February 22nd, 2013 / 8:55 pm
Snippets

I heartily encourage you to read Virginia Konchan’s newly published story “Welcome to My Harem” (at Joyland), as well as her other stories and poems, linked to here.

27 Comments

  1. Adam Digged

      subject pronoun, adverb, verb (first person singular present {[simple aspect]/} indicative with an active voice), objective pronoun, adverbial infinitive, proper noun, adverb modifying a past participle modifying a noun which is being modified by the title of that noun, particle connecting a third person possessive adjective modifying and adjective modifying orphaned plural nouns conjoined by conjugations, passive participle, prepositional phrase?

  2. mimi

      i really liked this story
      but i think the “I” in the tenth from the bottom line should be changed to “me”
      is that okay to say??

  3. A D Jameson

      I agree; it should be me.

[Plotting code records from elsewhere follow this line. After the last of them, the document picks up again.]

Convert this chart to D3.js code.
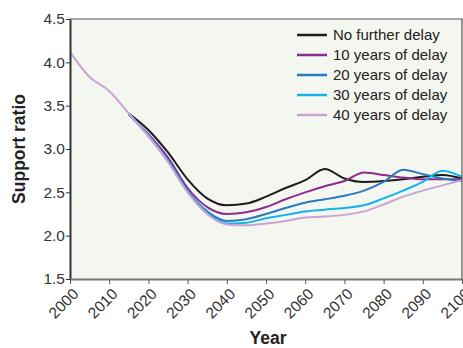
<!doctype html>
<html lang="en">
<head>
<meta charset="utf-8">
<title>Support ratio</title>
<style>
body { margin: 0; background: #fff; font-family: "Liberation Sans", Arial, Helvetica, sans-serif; }
</style>
</head>
<body>
<div id="chart"></div>
<script src="https://d3js.org/d3.v7.min.js"></script>
<script>
var years = [2000, 2005, 2010, 2015, 2020, 2025, 2030, 2035, 2040, 2045, 2050,
             2055, 2060, 2065, 2070, 2075, 2080, 2085, 2090, 2095, 2100];

var noDelay   = [null, null, null, 3.41, 3.22, 2.96, 2.65, 2.43, 2.35, 2.37, 2.45,
                 2.55, 2.64, 2.77, 2.66, 2.62, 2.63, 2.65, 2.68, 2.70, 2.66];
var delay10   = [null, null, null, 3.40, 3.17, 2.90, 2.55, 2.33, 2.25, 2.27, 2.33,
                 2.42, 2.50, 2.57, 2.63, 2.73, 2.70, 2.67, 2.65, 2.65, 2.65];
var delay20   = [null, null, null, 3.40, 3.16, 2.87, 2.52, 2.28, 2.17, 2.19, 2.25,
                 2.32, 2.38, 2.42, 2.46, 2.52, 2.62, 2.76, 2.71, 2.66, 2.63];
var delay30   = [null, null, null, 3.40, 3.15, 2.86, 2.51, 2.26, 2.14, 2.15, 2.20,
                 2.24, 2.28, 2.30, 2.32, 2.35, 2.43, 2.52, 2.62, 2.75, 2.68];
var delay40   = [4.12, 3.83, 3.67, 3.41, 3.15, 2.85, 2.50, 2.25, 2.13, 2.12, 2.14,
                 2.17, 2.21, 2.22, 2.24, 2.28, 2.36, 2.45, 2.52, 2.58, 2.64];

var seriesNames = ["No further delay", "10 years of delay", "20 years of delay",
                   "30 years of delay", "40 years of delay"];
var seriesColors = ["#1c1c1c", "#8e2b8e", "#2a7ac0", "#14b1ec", "#c9a3d4"];
var seriesValues = [noDelay, delay10, delay20, delay30, delay40];

var yTicks = [1.5, 2.0, 2.5, 3.0, 3.5, 4.0, 4.5];
var xTicks = d3.range(2000, 2101, 10);

var width = 463, height = 348;
var margin = {top: 19, right: 1, bottom: 69, left: 70};

var svg = d3.select("#chart").append("svg")
    .attr("width", width)
    .attr("height", height);

var x = d3.scaleLinear().domain([2000, 2100]).range([margin.left, width - margin.right]);
var y = d3.scaleLinear().domain([1.5, 4.5]).range([height - margin.bottom, margin.top]);

// plot background
svg.append("rect")
    .attr("x", x(2000)).attr("y", y(4.5))
    .attr("width", x(2100) - x(2000)).attr("height", y(1.5) - y(4.5))
    .attr("fill", "#f4f7ef");

var line = d3.line()
    .defined(function(d) { return d[1] != null; })
    .x(function(d) { return x(d[0]); })
    .y(function(d) { return y(d[1]); })
    .curve(d3.curveMonotoneX);

seriesValues.forEach(function(vals, i) {
    svg.append("path")
        .datum(years.map(function(yr, j) { return [yr, vals[j]]; }))
        .attr("fill", "none")
        .attr("stroke", seriesColors[i])
        .attr("stroke-width", 2)
        .attr("d", line);
});

// frame: top and right
svg.append("path")
    .attr("d", "M" + x(2000) + "," + y(4.5) + "H" + x(2100) + "V" + y(1.5))
    .attr("fill", "none")
    .attr("stroke", "#555")
    .attr("stroke-width", 1.2);

var yAxis = svg.append("g")
    .attr("transform", "translate(" + x(2000) + ",0)")
    .call(d3.axisLeft(y).tickValues(yTicks).tickFormat(d3.format(".1f")).tickSize(4).tickSizeOuter(0));
yAxis.select(".domain").attr("stroke", "#333").attr("stroke-width", 2);
yAxis.selectAll(".tick line").attr("stroke", "#333");
yAxis.selectAll(".tick text")
    .attr("fill", "#333")
    .attr("x", -5)
    .style("font-size", "15.5px")
    .style("font-family", "Liberation Sans, Arial, sans-serif");

var xAxis = svg.append("g")
    .attr("transform", "translate(0," + y(1.5) + ")")
    .call(d3.axisBottom(x).tickValues(xTicks).tickFormat(d3.format("d")).tickSize(5).tickSizeOuter(0));
xAxis.select(".domain").attr("stroke", "#777").attr("stroke-width", 2);
xAxis.selectAll(".tick line").attr("stroke", "#555");
xAxis.selectAll(".tick text")
    .attr("fill", "#333")
    .attr("text-anchor", "end")
    .attr("dy", null)
    .attr("y", null)
    .attr("transform", "translate(9,16) rotate(-45)")
    .style("font-size", "15.5px")
    .style("font-family", "Liberation Sans, Arial, sans-serif");

// axis titles
svg.append("text")
    .attr("transform", "translate(25," + ((y(1.5) + y(4.5)) / 2) + ") rotate(-90)")
    .attr("text-anchor", "middle")
    .attr("fill", "#222")
    .style("font-size", "17.5px")
    .style("font-weight", "bold")
    .text("Support ratio");

svg.append("text")
    .attr("x", (x(2000) + x(2100)) / 2 + 2)
    .attr("y", 344)
    .attr("text-anchor", "middle")
    .attr("fill", "#222")
    .style("font-size", "17.5px")
    .style("font-weight", "bold")
    .text("Year");

// legend
var legend = svg.append("g").attr("transform", "translate(297,35)");
seriesNames.forEach(function(name, i) {
    var g = legend.append("g").attr("transform", "translate(0," + (i * 20) + ")");
    g.append("line")
        .attr("x1", 0).attr("x2", 30)
        .attr("stroke", seriesColors[i])
        .attr("stroke-width", 2.5);
    g.append("text")
        .attr("x", 36)
        .attr("dy", "0.35em")
        .attr("fill", "#222")
        .style("font-size", "15px")
        .text(name);
});
</script>
</body>
</html>
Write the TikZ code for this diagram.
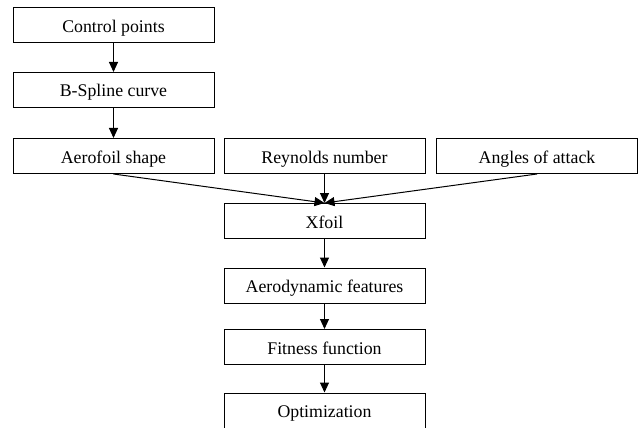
\documentclass[tikz,border=0pt]{standalone}
\usepackage{fontspec}
\setmainfont{Liberation Serif}
\usetikzlibrary{arrows.meta}
\begin{document}
\begin{tikzpicture}[x=1pt,y=-1pt,
  txt/.style={inner sep=0pt, text height=15pt, text depth=1pt, font=\fontsize{17.8}{20}\selectfont},
  box/.style={txt, draw, line width=1pt, minimum width=201pt, minimum height=35pt},
  arr/.style={-{Triangle[length=10pt,width=9pt]}, line width=1pt}]
\useasboundingbox (0,0) rectangle (638,428);
\clip (0,0) rectangle (638,428);
\node[box] (cp) at (113.5,25.5) {Control points};
\node[box] (bs) at (113.5,90) {B-Spline curve};
\node[box] (af) at (113.5,156) {Aerofoil shape};
\node[box] (rn) at (324.5,156) {Reynolds number};
\node[box] (aa) at (537,156) {Angles of attack};
\node[box] (xf) at (324.5,221) {Xfoil};
\node[box] (ad) at (324.5,285.5) {Aerodynamic features};
\node[box] (ff) at (324.5,347) {Fitness function};
\node[box, minimum height=40pt, text height=0pt, text depth=0pt] (op) at (324.5,413) {};
\node[txt] (opt) at (324.5,410.5) {Optimization};
\draw[arr] (cp) -- (bs);
\draw[arr] (bs) -- (af);
\draw[arr] (af.south) -- (xf.north);
\draw[arr] (rn) -- (xf);
\draw[arr] (aa.south) -- (xf.north);
\draw[arr] (xf) -- (ad);
\draw[arr] (ad) -- (ff);
\draw[arr] (ff) -- (op);
\end{tikzpicture}
\end{document}
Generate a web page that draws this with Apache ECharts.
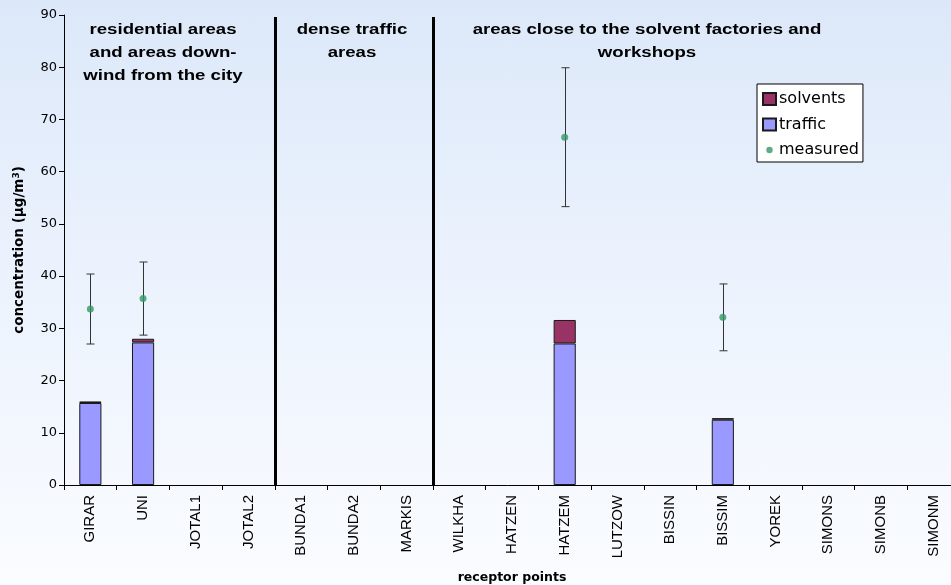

Or even mi.

  4. mimi

      what if….

  5. davidmmmorton

      This taught me to never trust a midget.

  6. davidmmmorton

      I think it should be “i”

  7. mimi

      me think it should be “me”

  8. A D Jameson

      The pronoun is the object of let: “let me.” So I agree with let-let.

  9. deadgod

      “[P]roper noun” is possessive. “[P]ast” participle is passive participle. Parenthetical prepositional phrase, composed of preposition and proper-noun object, not mentioned. “[P]article” is adverbial phrase (composed of three adverbs) used as conjunction. “[T]hird[-]person possessive adjective” is singular. “[O]rphaned”?? [True question.] “[P]lural nouns” joined by conjunction, not “conjugations”. “[P]assive participle” is of a phrasal verb; preposition lacks object (so no prepositional “phrase”) and is followed by adverb.

  10. A D Jameson
  11. deadgod

      Are punctuation marks considered objects of parse-imony? I think they should be, but are they?

  12. A D Jameson

      Dworkin includes punctuation—that is to say, he describes them. See here and here>.

  13. davidmmmorton

      It may be correct but whether it should be is another thing. I think it should be a lower case i.

  14. A D Jameson

      On what basis? Whimsy?

  15. davidmmmorton

      It could be whimsy. I like writers that are brave enough to be wrong. :D

  16. A D Jameson

      I like wrongness, too, but I like the wrongness to be justifiable in terms of the piece. I think there’s a distinction between deliberate and non-deliberate errors. In this case I get the impression it’s non-deliberate, although I have also been looking for a way to justify it. I was wondering if it might be an aspect of the the narrator’s voice…

  17. davidmmmorton

      I tried to vote this up twice.

  18. A D Jameson

      The second click undoes the first one. Unless you create a second account…

  19. mimi

      like this?

      The summer after my nineteenth birthday, Cedar Point paid I excellent money to wear a wig of raven tresses and full-length gown of rich blue satin and to be trailed by seven little people with names like Bashful. My friend Sara had gotten I the job.

      i would like this

  20. A D Jameson

      Ha! That makes it sound like it’s in third person, and about a person named I.

  21. mimi

      but no! no!
      it’s supposed to sound brave AND whimsical

  22. deadgod

      I an I wit Jah in de garden of Babylon, I an I usin de linguistic mediation.

  23. deadgod

      Yes, I was responding to the earlier link, which makes it look like punctuation is part of what’s ‘parsed’. The marks are not ekt-chew-uh-leh examples of a ‘part’ (L pars, partis) of speech, but when one diagrams a sentence, one does write down the punctuation on the diagram. So those notations are “parsed”, in the sense of legibly surviving the parsing process? or Dworkin added them to his description of each written sign/group of signs because he could see them?

  24. mimi
  25. A D Jameson

      I loved diagramming sentences in grade school, but will confess I don’t know much about the history of the practice. I imagine Dworkin included the punctuation because otherwise it wouldn’t have been clear where sentences ended? Or maybe he was parsing the source text according to his own special parsing method. I read some of Parse for a seminar I took last year, but haven’t looked into exactly what decisions he made in creating it, and haven’t thought much, either, about the consequences of those decisions, though it does seem an interesting line of thinking. Full stop.

  26. A D Jameson

      Timbaland knows the way to reach the top of the charts.

  27. Adam Digged

      i hope no one thought i was attempting to be a grammar national socialist. just practicing.